For Teachers: Sharing Affirmations With a Class
If you’re an educator, a short group affirmation before a quiz or test can help settle a nervous room. Simple, shared phrases like “We learn from every challenge” or “Mistakes are part of growing” work well because they take the pressure off any one student and frame the moment as something the whole class is facing together. With younger students, turning it into a quick call-and-response can make it feel less like a lecture and more like a routine they look forward to.
A Fair Question: Do Affirmations Actually Help?
It’s reasonable to be skeptical. Affirmations aren’t a substitute for studying, and no phrase will make up for material you never learned. But for many students, the missing piece isn’t knowledge — it’s the spiral of anxious thoughts that shows up right when they need to focus most. Affirmations are a way of interrupting that spiral, similar to how a runner might stretch before a race: not the main event, but a small piece of getting your mind and body ready.
If you’re unsure whether it’s worth trying, give it a week. Each time a negative thought like “I can’t do this” shows up, swap in “I am capable” instead, and notice whether anything shifts in how you approach the next test.

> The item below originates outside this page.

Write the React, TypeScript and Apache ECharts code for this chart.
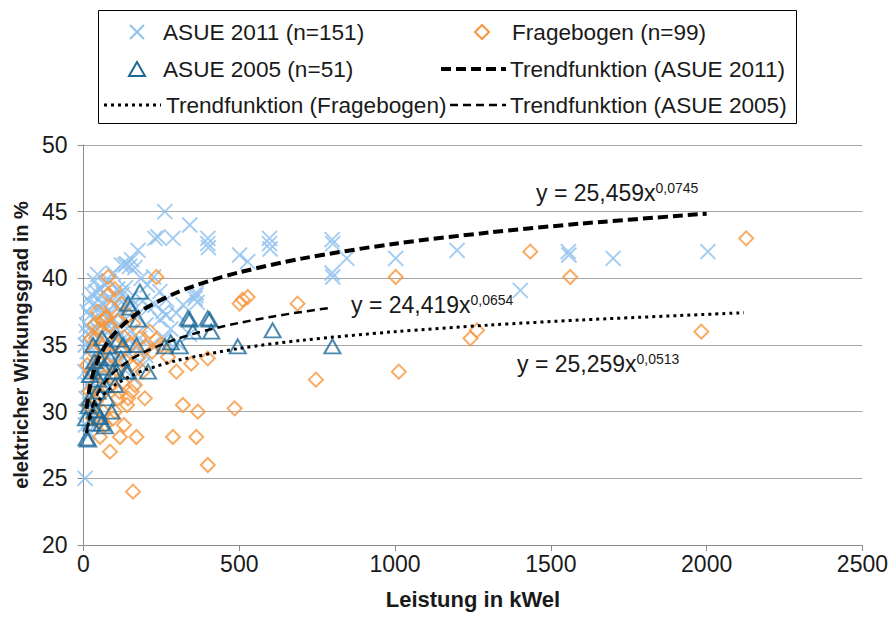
import React, { useEffect, useRef } from 'react';
import * as echarts from 'echarts';

// ---- data (x = Leistung in kWel, y = elektrischer Wirkungsgrad in %) ----
const asue2011: number[][] = [
  [5, 25.0], [261, 45.0], [341, 44.0], [239, 43.1], [287, 43.0], [229, 43.0], [399, 43.0], [399, 42.6], [401, 42.3],
  [501, 41.75], [527, 41.25], [597, 43.0], [597, 42.6], [599, 42.2], [798, 42.9], [800, 42.6], [798, 40.4], [800, 40.1],
  [845, 41.5], [1002, 41.5], [1199, 42.1], [1402, 39.1], [1556, 42.0], [1558, 41.75], [1700, 41.5], [2004, 42.0],
  [175, 42.1], [154, 41.4], [138, 41.1], [122, 41.0], [133, 41.0], [148, 40.9], [165, 40.8], [95, 40.4], [53, 39.25],
  [63, 38.9], [245, 39.0], [362, 38.9], [358, 38.5], [365, 38.2], [360, 38.7], [298, 37.4], [245, 36.9], [266, 38.4],
  [266, 37.25], [10, 36.5], [15, 35.8], [20, 37.2], [25, 36.0], [30, 38.0], [35, 37.0], [40, 39.0], [45, 36.2],
  [50, 37.8], [55, 35.5], [60, 38.2], [65, 36.8], [70, 39.5], [75, 37.5], [80, 36.0], [85, 38.5], [90, 35.2],
  [95, 37.0], [100, 38.0], [105, 36.3], [110, 39.2], [115, 37.5], [120, 35.8], [125, 38.8], [130, 36.8], [140, 37.8],
  [150, 36.0], [160, 38.0], [170, 37.2], [180, 35.5], [190, 38.3], [200, 36.5], [210, 37.8], [220, 35.0], [230, 38.0],
  [12, 34.5], [18, 33.5], [25, 34.8], [32, 32.5], [40, 34.0], [48, 33.2], [58, 34.5], [68, 33.0], [78, 34.2],
  [88, 33.8], [100, 34.6], [115, 34.0], [130, 35.2], [145, 34.4], [8, 31.0], [14, 32.0], [20, 30.5], [28, 31.5],
  [35, 30.0], [45, 31.8], [55, 32.2], [6, 29.0], [10, 30.0], [16, 28.5], [22, 29.5], [30, 29.2], [4, 33.0], [6, 35.0],
  [8, 36.0], [12, 37.5], [18, 38.3], [26, 38.8], [36, 39.8], [45, 40.3], [64, 38.0], [82, 39.8], [72, 36.2], [92, 36.8],
  [108, 37.9], [118, 38.9], [135, 39.3], [152, 38.5], [185, 40.0], [205, 39.5], [225, 40.1], [255, 37.5], [280, 36.2],
  [320, 38.0], [340, 35.8], [260, 35.5], [300, 35.2], [200, 34.2], [170, 34.8], [160, 32.5], [190, 33.5]
];

const fragebogen: number[][] = [
  [79, 40.1], [234, 40.1], [501, 38.1], [527, 38.6], [511, 38.4], [687, 38.1], [122, 38.1], [74, 37.1], [1002, 40.1],
  [1434, 42.0], [1562, 40.1], [746, 32.4], [1012, 33.0], [1242, 35.5], [1263, 36.1], [2127, 43.0], [1983, 36.0],
  [399, 34.0], [346, 33.6], [298, 33.0], [271, 34.1], [319, 30.5], [367, 30.0], [485, 30.25], [287, 28.1], [362, 28.1],
  [399, 26.0], [159, 24.0], [170, 28.1], [117, 28.1], [85, 27.0], [53, 28.1], [197, 31.0], [143, 31.0], [165, 32.0],
  [101, 30.0], [63, 30.0], [213, 36.0], [234, 35.4], [69, 37.0], [154, 33.5], [175, 34.0], [20, 31.5], [25, 33.0],
  [30, 34.5], [35, 32.0], [40, 35.5], [45, 33.8], [50, 36.2], [55, 31.2], [60, 34.8], [65, 32.6], [70, 35.8], [75, 33.5],
  [80, 31.8], [85, 36.5], [90, 34.2], [95, 32.8], [100, 35.0], [105, 33.2], [110, 36.8], [115, 31.5], [120, 34.6],
  [125, 32.2], [130, 35.6], [135, 33.8], [140, 30.5], [150, 35.0], [160, 36.6], [180, 35.5], [190, 33.0], [200, 34.8],
  [220, 34.5], [250, 35.0], [60, 36.8], [45, 37.5], [90, 37.8], [15, 30.5], [30, 29.5], [40, 30.8], [70, 29.0],
  [95, 29.5], [130, 29.0], [50, 29.2], [80, 38.8], [100, 39.2], [110, 31.0], [155, 31.5], [145, 37.2], [12, 33.5],
  [25, 35.5], [35, 36.5]
];

const asue2005: number[][] = [
  [181, 39.0], [143, 38.1], [175, 36.9], [341, 36.9], [405, 36.9], [607, 36.1], [351, 36.0], [410, 36.0], [495, 34.9],
  [799, 34.9], [261, 34.9], [309, 34.9], [170, 35.0], [127, 35.0], [79, 34.9], [207, 33.0], [143, 33.0], [106, 33.0],
  [85, 34.0], [31, 33.0], [53, 34.0], [101, 32.0], [74, 31.0], [42, 30.1], [26, 29.1], [58, 29.1], [10, 28.0],
  [31, 35.0], [95, 33.0], [138, 33.0], [21, 32.75], [69, 32.0], [37, 30.1], [53, 29.6], [69, 28.9], [15, 27.9],
  [335, 37.0], [399, 37.0], [280, 35.2], [60, 35.5], [45, 31.5], [90, 30.0], [120, 34.0], [20, 31.0], [35, 33.8],
  [150, 37.8], [64, 33.3], [48, 32.4], [112, 35.4], [8, 29.5], [16, 30.4]
];

// trend curves
const trend2011: number[][] = [
  [10, 30.22], [15, 31.15], [20, 31.83], [30, 32.8], [40, 33.51], [50, 34.07], [75, 35.12], [100, 35.88], [150, 36.98],
  [200, 37.78], [300, 38.94], [400, 39.78], [500, 40.45], [700, 41.48], [1000, 42.6], [1300, 43.43], [1600, 44.11], [2000, 44.85]
];
const trendFrage: number[][] = [
  [10, 28.43], [15, 29.02], [20, 29.45], [30, 30.07], [40, 30.52], [50, 30.87], [75, 31.52], [100, 31.99], [150, 32.66],
  [200, 33.15], [300, 33.84], [500, 34.74], [700, 35.35], [1000, 36.0], [1300, 36.49], [1600, 36.88], [2120, 37.42]
];
const trend2005: number[][] = [
  [10, 28.39], [15, 29.15], [20, 29.7], [30, 30.5], [40, 31.08], [50, 31.54], [75, 32.39], [100, 33.0], [150, 33.89],
  [200, 34.53], [300, 35.46], [400, 36.13], [500, 36.66], [600, 37.1], [700, 37.48], [800, 37.81]
];

const seriesNames = [
  'ASUE 2011 (n=151)',
  'Fragebogen (n=99)',
  'ASUE 2005 (n=51)',
  'Trendfunktion (ASUE 2011)',
  'Trendfunktion (Fragebogen)',
  'Trendfunktion (ASUE 2005)'
];
const equationMain = ['y = 25,459x', 'y = 24,419x', 'y = 25,259x'];
const equationExp = ['0,0745', '0,0654', '0,0513'];

const FONT = '"Liberation Sans", Arial, sans-serif';
const C_2011 = '#8fc1ee';
const C_FRAGE = '#f7963c';
const C_2005 = '#1d6a98';
const X_PATH = 'path://M0,0L10,10M10,0L0,10';

const DASH_2011 = [10, 5];
const DASH_FRAGE = [3, 4];
const DASH_2005 = [8, 5];

function legendGraphics(): any[] {
  const txt = (x: number, y: number, s: string) => ({
    type: 'text',
    x,
    y,
    z: 100,
    style: { text: s, fontFamily: FONT, fontSize: 22.6, fill: '#1a1a1a', verticalAlign: 'middle', align: 'left' }
  });
  const hl = (x1: number, x2: number, y: number, w: number, dash: number[]) => ({
    type: 'line',
    z: 100,
    shape: { x1, y1: y, x2, y2: y },
    style: { stroke: '#000', lineWidth: w, lineDash: dash }
  });
  const r1 = 32;
  const r2 = 69;
  const r3 = 105;
  const xc = 137;
  const dc = 482;
  const h = 7;
  return [
    {
      type: 'rect',
      z: 100,
      shape: { x: 98.5, y: 10.5, width: 698, height: 113 },
      style: { fill: 'none', stroke: '#000', lineWidth: 1 }
    },
    // ASUE 2011 marker (x)
    { type: 'line', z: 100, shape: { x1: xc - h, y1: r1 - h, x2: xc + h, y2: r1 + h }, style: { stroke: C_2011, lineWidth: 2 } },
    { type: 'line', z: 100, shape: { x1: xc + h, y1: r1 - h, x2: xc - h, y2: r1 + h }, style: { stroke: C_2011, lineWidth: 2 } },
    txt(163, r1, seriesNames[0]),
    // Fragebogen marker (diamond)
    {
      type: 'polygon',
      z: 100,
      shape: { points: [[dc, r1 - 7], [dc + 7, r1], [dc, r1 + 7], [dc - 7, r1]] },
      style: { fill: 'none', stroke: C_FRAGE, lineWidth: 2 }
    },
    txt(512, r1, seriesNames[1]),
    // ASUE 2005 marker (triangle)
    {
      type: 'polygon',
      z: 100,
      shape: { points: [[xc, r2 - 7], [xc + 8, r2 + 7], [xc - 8, r2 + 7]] },
      style: { fill: 'none', stroke: C_2005, lineWidth: 2 }
    },
    txt(163, r2, seriesNames[2]),
    hl(441, 506, r2, 4, DASH_2011),
    txt(510, r2, seriesNames[3]),
    hl(104, 161, r3, 3, DASH_FRAGE),
    txt(166, r3, seriesNames[4]),
    hl(450, 506, r3, 2.5, DASH_2005),
    txt(510, r3, seriesNames[5])
  ];
}

export default function App() {
  const ref = useRef<HTMLDivElement>(null);
  useEffect(() => {
    const chart = echarts.init(ref.current as HTMLDivElement, null, { renderer: 'svg' });
    const eqPos = [
      { x: 536, y: 192 },
      { x: 351, y: 304 },
      { x: 517, y: 363 }
    ];
    chart.setOption({
      animation: false,
      backgroundColor: '#ffffff',
      textStyle: { fontFamily: FONT },
      grid: { left: 83.5, top: 145, width: 781.5, height: 400, containLabel: false },
      xAxis: {
        type: 'value',
        min: 0,
        max: 2500,
        interval: 500,
        name: 'Leistung in kWel',
        nameLocation: 'middle',
        nameGap: 43,
        nameTextStyle: { fontFamily: FONT, fontSize: 22, fontWeight: 'bold', color: '#1a1a1a' },
        axisLine: { show: true, lineStyle: { color: '#8c8c8c', width: 1 } },
        axisTick: { show: true, length: 6, lineStyle: { color: '#8c8c8c' } },
        axisLabel: { fontFamily: FONT, fontSize: 23, color: '#1a1a1a', margin: 7, formatter: (v: number) => String(v) },
        splitLine: { show: false }
      },
      yAxis: {
        type: 'value',
        min: 20,
        max: 50,
        interval: 5,
        name: 'elektricher Wirkungsgrad in %',
        nameLocation: 'middle',
        nameGap: 52,
        nameTextStyle: { fontFamily: FONT, fontSize: 20, fontWeight: 'bold', color: '#1a1a1a' },
        axisLine: { show: true, lineStyle: { color: '#8c8c8c', width: 1 } },
        axisTick: { show: true, length: 6, lineStyle: { color: '#8c8c8c' } },
        axisLabel: { fontFamily: FONT, fontSize: 23, color: '#1a1a1a', margin: 16 },
        splitLine: { show: true, lineStyle: { color: '#a6a6a6', width: 1 } }
      },
      graphic: [
        ...legendGraphics(),
        ...equationMain.map((m, i) => ({
          type: 'text',
          x: eqPos[i].x,
          y: eqPos[i].y,
          z: 100,
          style: {
            text: `{m|${m}}{s|${equationExp[i]}}`,
            verticalAlign: 'middle',
            rich: {
              m: { fontFamily: FONT, fontSize: 23, fill: '#1a1a1a', verticalAlign: 'bottom', lineHeight: 24 },
              s: { fontFamily: FONT, fontSize: 14, fill: '#1a1a1a', verticalAlign: 'top', lineHeight: 16, padding: [1, 0, 0, 0] }
            }
          }
        }))
      ],
      series: [
        {
          name: seriesNames[0],
          type: 'scatter',
          data: asue2011,
          symbol: X_PATH,
          symbolSize: 15,
          itemStyle: { color: 'transparent', borderColor: C_2011, borderWidth: 2 },
          z: 2
        },
        {
          name: seriesNames[1],
          type: 'scatter',
          data: fragebogen,
          symbol: 'diamond',
          symbolSize: 14,
          itemStyle: { color: 'transparent', borderColor: C_FRAGE, borderWidth: 2 },
          z: 3
        },
        {
          name: seriesNames[2],
          type: 'scatter',
          data: asue2005,
          symbol: 'triangle',
          symbolSize: [16, 14],
          itemStyle: { color: 'transparent', borderColor: C_2005, borderWidth: 2 },
          z: 4
        },
        {
          name: seriesNames[3],
          type: 'line',
          data: trend2011,
          symbol: 'none',
          smooth: 0.3,
          lineStyle: { color: '#000', width: 4, type: DASH_2011 },
          z: 5
        },
        {
          name: seriesNames[4],
          type: 'line',
          data: trendFrage,
          symbol: 'none',
          smooth: 0.3,
          lineStyle: { color: '#000', width: 3, type: DASH_FRAGE },
          z: 5
        },
        {
          name: seriesNames[5],
          type: 'line',
          data: trend2005,
          symbol: 'none',
          smooth: 0.3,
          lineStyle: { color: '#000', width: 2.5, type: DASH_2005 },
          z: 5
        }
      ]
    });
    return () => chart.dispose();
  }, []);
  return (
    <div
      ref={ref}
      style={{ position: 'fixed', left: 0, top: 0, width: 891, height: 617, background: '#fff' }}
    />
  );
}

It also helps to remember that nervousness itself isn’t a sign something is wrong. A racing heart or sweaty palms before a big test is a normal physical response, not proof that you’re unprepared or that things are going to go badly. Affirmations won’t stop that response instantly, but they can keep it from spiraling into full-blown panic, which is often what actually derails performance rather than the nerves themselves.
Positive affirmations before a test aren’t fluff, and they’re not a miracle either. Paired with real preparation, solid sleep, and a little self-compassion, they’re one more tool to help you walk into an exam room a bit steadier than you would have otherwise. Pick a phrase from this list, make it your own, and let it carry you through the next few minutes — that’s really all it needs to do.